As automakers struggle through a crushing financial downturn, their advertising budgets are being reduced significantly to save capital. Automotive News reports:
Automakers are whacking TV commercials, events and other spending as they urgently cut marketing costs to conserve cash.
“We are looking at a distressed industry,” said Andrew Capone, senior vice president at New York’s NCC, which sells spots on cable TV nationwide.
Fourth-quarter spending is “very weak,” Capone reported. Next year, he predicted, spending cuts could be in double-digit percentages.

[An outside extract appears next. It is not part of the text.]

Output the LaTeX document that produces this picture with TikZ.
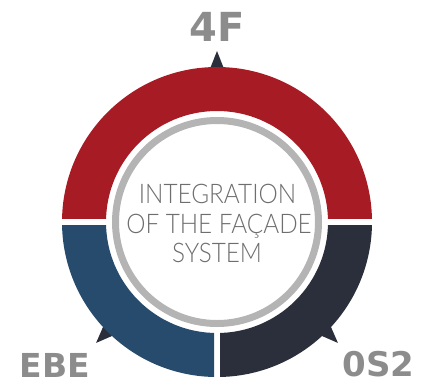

The article also notes that the cuts in advertising could harm the companies’ ability to recover from their current malaise:
Massive budget cuts violate traditional marketing wisdom, which holds that advertising during slumps lays the foundation for gains later.
“The brands that don’t keep advertising will be forgotten,” warned Stephanie Brinley, senior manager of product analysis at AutoPacific Inc. in suburban Detroit. “People will not think about you when they do decide to buy.
“The domestics, particularly GM and Ford, have to work on eroding the perception that foreign automakers automatically have better quality and fuel economy,” Brinley said.
Auto industry advertising provides a large portion of ad revenue for TV networks and publications. For the four major broadcast networks, such ads comprise 5-9% of all revenue.